“If you only quantify one thing, quantify the cost of delay” – Don Reinertsen
The cost of delay is what a delay in the realization of value costs an organization in terms of lost revenue, lost opportunity, increased risks, customer respect, and so on.
Intuitively, we know that delays in delivery have a cost to the organization; but what is that cost and how do we measure it? Just because something is late does not mean it does not have value; however, the degree to which that delay reduces value may not be clear. First, you need to know where you are going.
First, You Need Some Targets
In order to assess the cost of a delay of something, you first need to have a way to measure its value. This will vary based on the product or project. Perhaps customer retention is the goal. Or it might be market expansion. In any case, you need to start with some definition of the economic impact that the product or project is supposed to achieve.
Be as precise as possible. Ambiguity leads to confusion and inertia. Ambiguity also makes it hard to assess whether adjustments need to be made. If the goal is “Generate more business”, then almost anything is sufficient.
Ambiguity makes it difficult to decompose the product or service into smaller pieces, each with their own value and each having line of sight back to the larger vision. This helps you develop plans for smaller, separate releases of value which helps you start to get value faster.
Shorter, more frequent releases are critical to success.
- Earlier realization of value. If you can realize value earlier, so much the better. For example, a new mobile application might attract the attention of early adopters, even if it lacks all the planned capabilities at the time of its first release.
- Decisions about whether to continue. In the best case, smaller, more frequent releases arrive more quickly at the point of sufficiency. Perhaps, after re-consideration, the new mobile application does not need all of the planned features, at which point you may want to cancel or postpone further work. In the worst case, if the project or product looks as though it cannot achieve its target, then you can pull the plug that much earlier.
- Adjustment. Innovation is a learning process. Releasing frequently creates more real-world feedback loops, arming developers with the data needed to challenge their hypotheses and compel important adjustments.

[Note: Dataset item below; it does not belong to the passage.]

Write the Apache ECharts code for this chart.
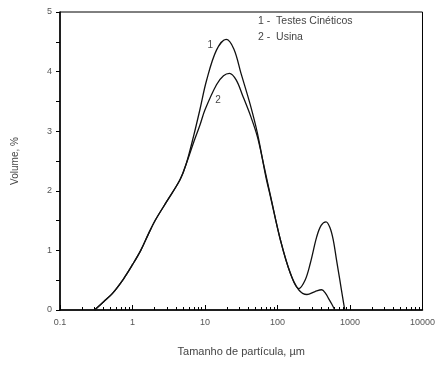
<!DOCTYPE html>
<html>
<head>
<meta charset="utf-8">
<script src="https://cdn.jsdelivr.net/npm/echarts@6/dist/echarts.min.js"></script>
<style>
    html, body { margin: 0; padding: 0; background: #fff; }
    #chart { width: 438px; height: 365px; }
</style>
</head>
<body>
<div id="chart"></div>
<script>
    // curva 1 - Testes Cinéticos (tamanho µm, volume %)
    var sizes1 = [0.30, 0.4, 0.53, 0.75, 1.0, 1.3, 1.68, 2.07, 3.0, 4.5, 5.5, 7, 8.5, 10.5, 14.4, 19.6, 25, 31.4, 42, 53, 69, 80, 110, 150, 196, 240, 283, 348, 400, 467, 530, 589, 650, 725, 790, 848];
    var volume1 = [0, 0.14, 0.28, 0.52, 0.76, 1.0, 1.29, 1.51, 1.83, 2.18, 2.45, 2.93, 3.36, 3.85, 4.36, 4.54, 4.38, 3.97, 3.45, 2.96, 2.24, 1.9, 1.17, 0.62, 0.36, 0.5, 0.78, 1.23, 1.42, 1.48, 1.38, 1.17, 0.85, 0.5, 0.22, 0];
    // curva 2 - Usina
    var sizes2 = [0.30, 0.4, 0.53, 0.75, 1.0, 1.3, 1.68, 2.07, 3.0, 4.5, 5.5, 7, 8.5, 10, 14.4, 18, 21.8, 26.9, 33, 43, 53, 65.5, 80, 110, 150, 196, 255, 330, 407, 460, 503, 560, 617];
    var volume2 = [0, 0.14, 0.28, 0.52, 0.76, 1.0, 1.29, 1.51, 1.83, 2.18, 2.45, 2.82, 3.1, 3.36, 3.78, 3.93, 3.97, 3.86, 3.6, 3.24, 2.9, 2.4, 1.92, 1.17, 0.62, 0.34, 0.26, 0.31, 0.34, 0.28, 0.2, 0.1, 0];
    var legendTexts = ['1 -  Testes Cinéticos', '2 -  Usina'];
    var xMajorTicks = [0.1, 1, 10, 100, 1000, 10000];

    var xMinorTicks = [];
    for (var d = 0; d < xMajorTicks.length - 1; d++) {
        for (var m = 2; m <= 9; m++) {
            xMinorTicks.push(+(xMajorTicks[d] * m).toPrecision(3));
        }
    }

    function pairs(xs, ys) {
        var out = [];
        for (var i = 0; i < xs.length; i++) out.push([xs[i], ys[i]]);
        return out;
    }

    function curveTag(text, coord) {
        return {
            symbol: 'circle', symbolSize: 1, silent: true,
            itemStyle: { color: 'rgba(0,0,0,0)' },
            label: { show: true, position: 'inside', formatter: text, fontFamily: font, fontSize: 10, color: '#444' },
            data: [{ coord: coord }]
        };
    }

    var font = 'Liberation Sans, Arial, sans-serif';
    var chart = echarts.init(document.getElementById('chart'));
    var option = {
        animation: false,
        grid: {
            left: 60, right: 11, top: 12, bottom: 55,
            show: true, borderColor: '#000', borderWidth: 1
        },
        xAxis: [
            {
                type: 'log', logBase: 10, min: 0.1, max: 10000,
                name: 'Tamanho de partícula, µm',
                nameLocation: 'middle', nameGap: 36,
                nameTextStyle: { fontFamily: font, fontSize: 11, color: '#444' },
                axisLine: { show: true, lineStyle: { color: '#000', width: 1.5 } },
                axisTick: { show: true, inside: true, length: 5, customValues: xMajorTicks, lineStyle: { color: '#000' } },
                axisLabel: {
                    customValues: xMajorTicks, margin: 8,
                    fontFamily: font, fontSize: 9, color: '#555',
                    formatter: function (v) { return String(v); }
                },
                splitLine: { show: false }
            },
            {
                type: 'log', logBase: 10, min: 0.1, max: 10000, position: 'bottom',
                axisLine: { show: false },
                axisTick: { show: true, inside: true, length: 3, customValues: xMinorTicks, lineStyle: { color: '#000' } },
                axisLabel: { show: false },
                splitLine: { show: false }
            }
        ],
        yAxis: {
            type: 'value', min: 0, max: 5, interval: 1,
            name: 'Volume, %',
            nameLocation: 'middle', nameGap: 40,
            nameTextStyle: { fontFamily: font, fontSize: 10, color: '#444' },
            axisLine: { show: true, lineStyle: { color: '#000', width: 1.5 } },
            axisTick: { show: true, length: 4, lineStyle: { color: '#000' } },
            minorTick: { show: true, splitNumber: 2, length: 4, lineStyle: { color: '#000' } },
            axisLabel: { margin: 8, fontFamily: font, fontSize: 9, color: '#555' },
            splitLine: { show: false }
        },
        series: [
            {
                name: 'Testes Cinéticos', type: 'line', xAxisIndex: 0,
                data: pairs(sizes1, volume1), smooth: 0.35, showSymbol: false,
                lineStyle: { color: '#111', width: 1.3 },
                markPoint: curveTag('1', [11.8, 4.45])
            },
            {
                name: 'Usina', type: 'line', xAxisIndex: 0,
                data: pairs(sizes2, volume2), smooth: 0.35, showSymbol: false,
                lineStyle: { color: '#111', width: 1.3 },
                markPoint: curveTag('2', [15.1, 3.52])
            }
        ],
        graphic: [
            { type: 'text', left: 258, top: 16, style: { text: legendTexts[0], font: '10.5px ' + font, fill: '#444' } },
            { type: 'text', left: 258, top: 32, style: { text: legendTexts[1], font: '10.5px ' + font, fill: '#444' } }
        ]
    };
    chart.setOption(option);
</script>
</body>
</html>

But having shorter, more frequent releases requires that we know the expected value of each of these smaller releases. For example, the goal for the first release of the mobile app might be, “Reduce customer support calls by 5%,” which is a small piece of the overall goal for the app which might be “Reduce customer support calls by 50%.” If the initial release fails to meet the 5% goal, or exceeds it substantially, you have a firmer basis for making adjustments than if no clear goal existed for that release.
Now, You Can Assess Cost of Delay
This short article will not discuss the precise calculations for cost of delay. It is enough to say for now that the cost of delay is something that you can calculate. If you expect the number of customer support calls to diminish by 5% after the first release of the mobile app, you can assess the cost to the organization, day by day, of not releasing the app when planned. This cost of delay presents people in the value stream with a clear economic imperative that should be guiding their actions, instead of a less compelling commitment to a project management outcome.
Knowing the cost of delay of the shorter releases lets you assess alternatives for value realization across products or projects. While some may realize value very early, others may need more time to produce substantial value. You can adapt your develop strategies accordingly. For example, one team might work very hard to meet the first two releases, while another team is focused more about later releases.
Summary
Cost of delay is an important metric because it focuses attention on the right question: when and how are we realizing value from our efforts? It can lead to a smarter release strategy, using many shorter releases instead of one expensive (and risky) big release.